The AI inference market was valued at $106.2 billion in 2025 and is projected to reach $255 billion by 2030, growing at a 19.2% compound annual growth rate.
Baseten maintains several open-source projects on GitHub under the basetenlabs organization:
| Project | Description |
|---|---|
| Truss | Model packaging and serving framework (6,000+ GitHub stars) |
| ML Cookbook | Ready-to-use ML training recipes for building and deploying models on Baseten |
| Model Trusses | Pre-built Truss configurations for popular models (MPT-7B, Stable Diffusion, Whisper, and others) |
Truss is the primary open-source contribution and serves as the on-ramp for developers adopting the Baseten platform.
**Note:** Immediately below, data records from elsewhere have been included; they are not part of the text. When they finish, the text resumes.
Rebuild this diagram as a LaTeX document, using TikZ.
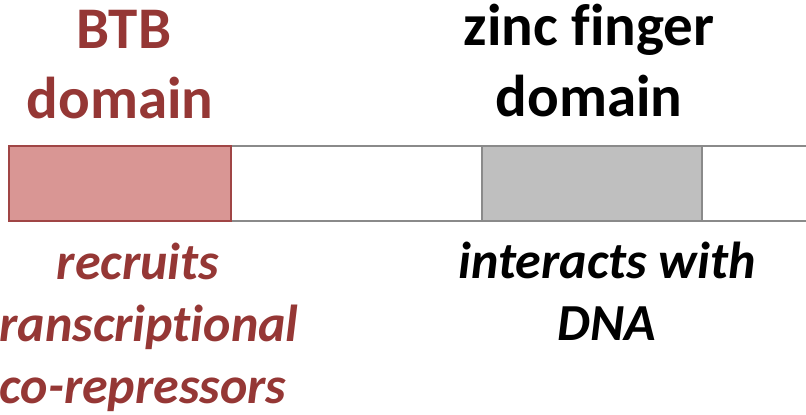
\documentclass[tikz,border=0pt]{standalone}
\usepackage{fontspec}
\setmainfont{Carlito}[Ligatures=NoCommon]
\definecolor{btbred}{HTML}{953735}
\definecolor{btbfill}{HTML}{D99694}
\definecolor{btbedge}{HTML}{A04545}
\definecolor{zfgrey}{HTML}{BFBFBF}
\definecolor{baredge}{HTML}{8A8A8A}
\tikzset{
  head/.style={font=\bfseries\fontsize{59}{70}\selectfont, anchor=base, inner sep=0pt},
  note/.style={font=\bfseries\itshape\fontsize{52}{62}\selectfont, anchor=base, inner sep=0pt},
  segment/.style={line width=2pt, minimum height=75pt, anchor=north west, inner sep=0pt},
}
\begin{document}
\begin{tikzpicture}[x=1pt,y=-1pt]
  \useasboundingbox (0,0) rectangle (806,415);
  \clip (0,0) rectangle (806,415);
  % protein bar with its two domains
  \node[segment, draw=baredge, fill=white, minimum width=830pt] (bar) at (8,145) {};
  \node[segment, draw=btbedge, fill=btbfill, minimum width=222pt] (btb) at (8,145) {};
  \node[segment, draw=baredge, fill=zfgrey, minimum width=220pt] (zf) at (481,145) {};
  % domain names
  \node[head, text=btbred] (btbA) at (124,48) {BTB};
  \node[head, text=btbred] (btbB) at (120,118) {domain};
  \node[head] (zfA) at (589,45) {zinc finger};
  \node[head] (zfB) at (589,116) {domain};
  % functions
  \node[note, text=btbred] (fnA) at (138,279) {recruits};
  \node[note, text=btbred] (fnB) at (140,341) {transcriptional};
  \node[note, text=btbred] (fnC) at (143,403) {co-repressors};
  \node[note] (dnaA) at (607,278) {interacts with};
  \node[note] (dnaB) at (607,340) {DNA};
\end{tikzpicture}
\end{document}
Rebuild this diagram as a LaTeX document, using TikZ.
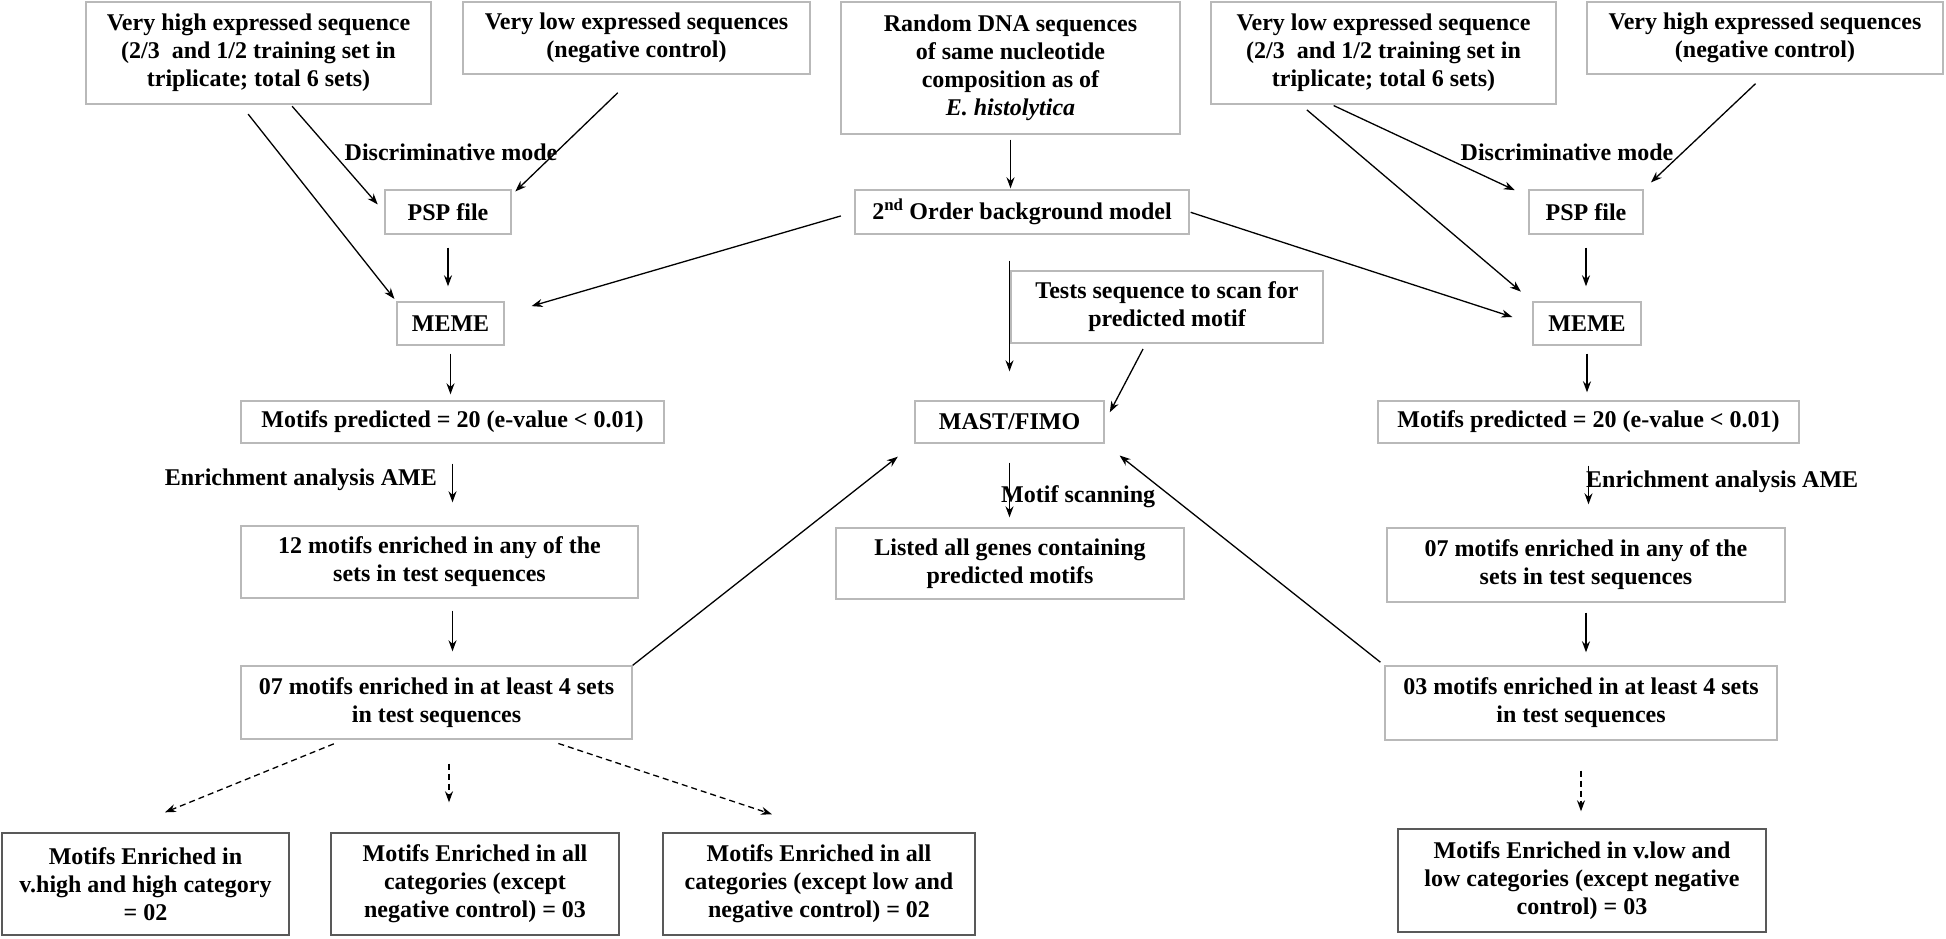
\documentclass[tikz,border=0pt]{standalone}
\usepackage{fontspec}
\setmainfont{Liberation Serif}
\usetikzlibrary{arrows.meta,calc}

\begin{document}
\begin{tikzpicture}[x = 1pt, y = -1pt,
	box/.style = {draw = gray!55, line width = 1.4pt, align = center, inner sep = 0pt, font = \fontsize{24}{28}\selectfont\bfseries},
	catbox/.style = {box, draw = black!65},
	lbl/.style = {inner sep = 0pt, font = \fontsize{24}{28}\selectfont\bfseries},
	arr/.style = {line width = 1.3pt, -{Stealth[length = 11pt, width = 8pt]}},
	dsh/.style = {arr, dash pattern = on 6pt off 4pt}]
	 \useasboundingbox (0, 0) rectangle (1946, 938);

	 \node[box, minimum width = 345pt, minimum height = 102pt] (hiSeq) at (258.5, 53) {Very high expressed sequence\\(2/3\ \ and 1/2 training set in\\triplicate; total 6 sets)};
	 \node[box, minimum width = 347pt, minimum height = 72pt] (loNeg) at (636.5, 38) {Very low expressed sequences\\(negative control)};
	 \node[box, minimum width = 339pt, minimum height = 132pt] (randDNA) at (1010.5, 68) {Random DNA sequences\\of same nucleotide\\composition as of\\\textit{E. histolytica}};
	 \node[box, minimum width = 345pt, minimum height = 102pt] (loSeq) at (1383.5, 53) {Very low expressed sequence\\(2/3\ \ and 1/2 training set in\\triplicate; total 6 sets)};
	 \node[box, minimum width = 356pt, minimum height = 72pt] (hiNeg) at (1765, 38) {Very high expressed sequences\\(negative control)};

	 \node[box, minimum width = 126pt, minimum height = 44pt] (pspL) at (448, 212) {PSP file};
	 \node[box, minimum width = 334pt, minimum height = 44pt] (bgModel) at (1022, 212) {2\textsuperscript{nd} Order background model};
	 \node[box, minimum width = 114pt, minimum height = 44pt] (pspR) at (1586, 212) {PSP file};

	 \node[box, minimum width = 107pt, minimum height = 43pt] (memeL) at (450.5, 323.5) {MEME};
	 \node[box, minimum width = 312pt, minimum height = 72pt] (tests) at (1167, 307) {Tests sequence to scan for\\predicted motif};
	 \node[box, minimum width = 108pt, minimum height = 43pt] (memeR) at (1587, 323.5) {MEME};

	 \node[box, minimum width = 423pt, minimum height = 42pt] (predL) at (452.5, 422) {Motifs predicted = 20 (e-value < 0.01)};
	 \node[box, minimum width = 189pt, minimum height = 42pt] (mast) at (1009.5, 422) {MAST/FIMO};
	 \node[box, minimum width = 421pt, minimum height = 42pt] (predR) at (1588.5, 422) {Motifs predicted = 20 (e-value < 0.01)};

	 \node[box, minimum width = 397pt, minimum height = 72pt] (anyL) at (439.5, 562) {12 motifs enriched in any of the\\sets in test sequences};
	 \node[box, minimum width = 348pt, minimum height = 71pt] (listed) at (1010, 563.5) {Listed all genes containing\\predicted motifs};
	 \node[box, minimum width = 398pt, minimum height = 74pt] (anyR) at (1586, 565) {07 motifs enriched in any of the\\sets in test sequences};

	 \node[box, minimum width = 391pt, minimum height = 73pt] (leastL) at (436.5, 702.5) {07 motifs enriched in at least 4 sets\\in test sequences};
	 \node[box, minimum width = 392pt, minimum height = 74pt] (leastR) at (1581, 703) {03 motifs enriched in at least 4 sets\\in test sequences};

	 \node[catbox, minimum width = 287pt, minimum height = 102pt] (catA) at (145.5, 884) {Motifs Enriched in\\v.high and high category\\= 02};
	 \node[catbox, minimum width = 288pt, minimum height = 102pt] (catB) at (475, 884) {Motifs Enriched in all\\categories (except\\negative control) = 03};
	 \node[catbox, minimum width = 312pt, minimum height = 102pt] (catC) at (819, 884) {Motifs Enriched in all\\categories (except low and\\negative control) = 02};
	 \node[catbox, minimum width = 368pt, minimum height = 103pt] (catD) at (1582, 880.5) {Motifs Enriched in v.low and\\low categories (except negative\\control) = 03};

	 \node[lbl] (discL) at (451, 152) {Discriminative mode};
	 \node[lbl] (discR) at (1567, 152) {Discriminative mode};
	 \node[lbl, anchor = east] (enrL) at (437, 480) {Enrichment analysis AME};
	 \node[lbl, anchor = west] (enrR) at (1586, 482) {Enrichment analysis AME};
	 \node[lbl, anchor = west] (scan) at (1001, 497) {Motif scanning};

	 \draw[arr, shorten <= 2pt, shorten >= 10pt] (hiSeq.-58) -- (pspL.west);
	 \draw[arr, shorten <= 12pt, shorten >= 3pt] (hiSeq.-109) -- (memeL.north west);
	 \draw[arr, shorten <= 26pt, shorten >= 5pt] (loNeg.south) -- (pspL.15);
	 \draw[arr, shorten <= 13pt, shorten >= 15pt] (pspL.south) -- (pspL.south |- memeL.north);
	 \draw[arr, shorten <= 14pt, shorten >= 28pt] (bgModel.west) -- (memeL.10);

	 \draw[arr, shorten <= 5pt, shorten >= 1pt] (randDNA.south) -- (randDNA.south |- bgModel.north);
	 \draw[arr, shorten <= 1pt, shorten >= 21pt] (bgModel.east) -- (memeR.west);
	 \draw[arr, shorten <= 26pt, shorten >= 29pt] (bgModel.south -| mast.north) -- (mast.north);
	 \draw[arr, shorten <= 6pt, shorten >= 11pt] (tests.-120) -- (mast.east);
	 \draw[arr, shorten <= 19pt, shorten >= 10pt] (mast.south) -- (mast.south |- listed.north);

	 \draw[arr, shorten <= 2pt, shorten >= 15pt] (loSeq.-135) -- (pspR.165);
	 \draw[arr, shorten <= 8pt, shorten >= 15pt] (loSeq.-148) -- (memeR.north west);
	 \draw[arr, shorten <= 13pt, shorten >= 10pt] (hiNeg.south) -- (pspR.north east);
	 \draw[arr, shorten <= 13pt, shorten >= 15pt] (pspR.south) -- (pspR.south |- memeR.north);

	 \draw[arr, shorten <= 8pt, shorten >= 6pt] (memeL.south) -- (memeL.south |- predL.north);
	 \draw[arr, shorten <= 20pt, shorten >= 23pt] (predL.south) -- (predL.south |- anyL.north);
	 \draw[arr, shorten <= 12pt, shorten >= 14pt] (predL.south |- anyL.south) -- (predL.south |- leastL.north);
	 \draw[arr, shorten >= 21pt] (leastL.north east) -- (mast.south west);

	 \draw[arr, shorten <= 8pt, shorten >= 8pt] (memeR.south) -- (memeR.south |- predR.north);
	 \draw[arr, shorten <= 22pt, shorten >= 23pt] (predR.south) -- (predR.south |- anyR.north);
	 \draw[arr, shorten <= 10pt, shorten >= 13pt] (anyR.south) -- (anyR.south |- leastR.north);
	 \draw[arr, shorten <= 5pt, shorten >= 19pt] (leastR.north west) -- (mast.south east);

	 \draw[dsh, shorten <= 11pt] ([xshift = -92.5pt]leastL.south) -- ($(catA.north) + (19.5, -20)$);
	 \draw[dsh, shorten <= 24pt, shorten >= 30pt] ([xshift = 12.5pt]leastL.south) -- ([xshift = 12.5pt]leastL.south |- catB.north);
	 \draw[dsh, shorten <= 12pt] ([xshift = 110.5pt]leastL.south) -- ($(catC.north) + (-47, -18)$);
	 \draw[dsh, shorten <= 30pt, shorten >= 17pt] (leastR.south) -- (leastR.south |- catD.north);
\end{tikzpicture}
\end{document}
It is also usable independently of Baseten for local model serving and deployment to other infrastructure.
| Name | Role | Background |
|---|---|---|
| Tuhin Srivastava | CEO and Co-Founder | Former data scientist at Gumroad; co-founded Shape (acquired by Reflektive, 2018) |
| Amir Haghighat | CTO and Co-Founder | Former head of engineering at Gumroad; engineering manager at Clover Health |
| Philip Howes | Chief Scientist and Co-Founder | Former data scientist at Gumroad; co-founded Shape |
| Pankaj Gupta | Co-Founder | Former software engineer at Uber |
CEO Tuhin Srivastava has stated: "We think AI applications are just the last great market. We want to be the index for that economic growth."